Jim Rigot, who took over as general manager of the Belle two weeks ago, told the Downtown Development District Commission that Eldorado Resorts is sending construction and development officials to Baton Rouge this month to evaluate moving the casino off of the water and “making a real exciting development.”

“It’s above my pay grade what they’re going to do,” Rigot said, “but it will be looked at in a serious way.”

In November, Gary Carano, Eldorado's chairman and chief executive officer, said in a conference call with investors and analysts moving the Belle wasn’t likely, but the company was considering moving the Isle of Capri Casino in Lake Charles. Legislation was passed last year that allows the state's 15 riverboat casinos to operate onshore in a larger space for gambling.

Tropicana Entertainment, the former owners of the Belle, had expressed interest in moving the casino into the 80,000-square-foot atrium next to the riverboat. When Eldorado made the deal in April to buy Tropicana, Carano expressed interest in continuing those plans.

One selling point is the fact that the atrium is already built and has plenty of free space. Carano had said it would cost far less than the $50 million to $60 million that other moves would cost the company.

Rigot said while he couldn’t speak for Carano, it may be a case of the Eldorado leader wanting to get more information about the actual potential of the Baton Rouge market. Revenue at the Belle and across the market have dropped sharply in the past year, a move gambling observers blame on a lack of new attractions at local casinos and the parishwide smoking ban. For the last six months of 2017, the Belle posted $25.4 million in revenue and the entire Baton Rouge riverboat market brought in $139.4 million. That compares to the last half of 2018, when the Belle brought in $17 million and the entire market dipped to $115.4 million.

“You look at this new reality of Baton Rouge where he’s coming from and the market is not growing, it’s decreasing,” he said. “There’s serious concern about investing money and getting an acceptable return on investment.”

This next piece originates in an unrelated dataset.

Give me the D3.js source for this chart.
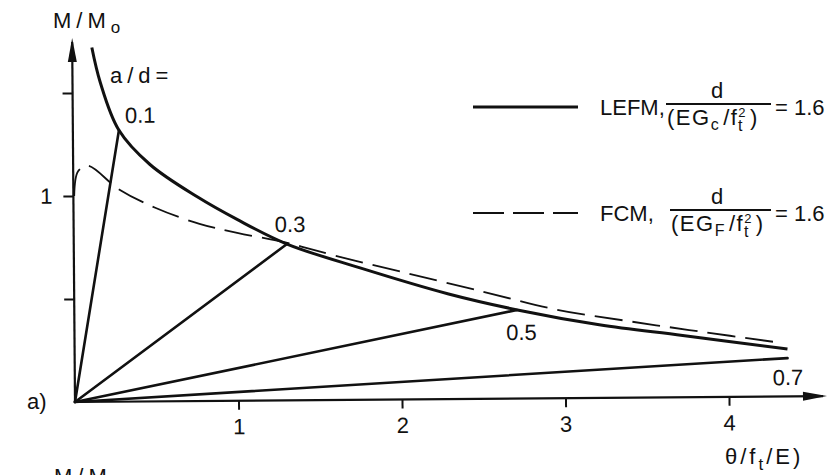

For the Belle, Rigot said it may be a case of “you build it and they shall come.” The casino is located across Government Street from the Raising Cane’s River Center, which has undergone a number of recent expansions and improvements, and is close to the new downtown hotels, such as The Watermark Baton Rouge, Holiday Inn Express and The Courtyard by Marriott. “If you really look at the real estate, it’s something special,” he said.

Rigot, who was general manager of Hollywood Casino Baton Rouge from 2011 to 2015, told the DDD he hoped to one day make an announcement to the group about moving the Belle, then to hold a ribbon cutting on the property.

“We need to make sure we get a return on the investment and what real opportunities there are,” he said. “But I see an awful lot of potential here.”

The Belle turns 25 years old this year. Rigot said the casino is “antiquated, outdated and needs a lot of help.” The three-story riverboat is at a competitive disadvantage to the newer L’Auberge Baton Rouge resort, where all of the slot machines, video poker terminals and table games are spread across a single floor.

“People don’t like traversing stairs,” he said.

Davis Rhorer, executive director of the Downtown Development District, said talk about moving the Belle onto land is exciting news. Along with being within walking distance of the River Center and the downtown hotels, the property is close to the Water Campus. 

“All of the bones are there,” Rhorer said.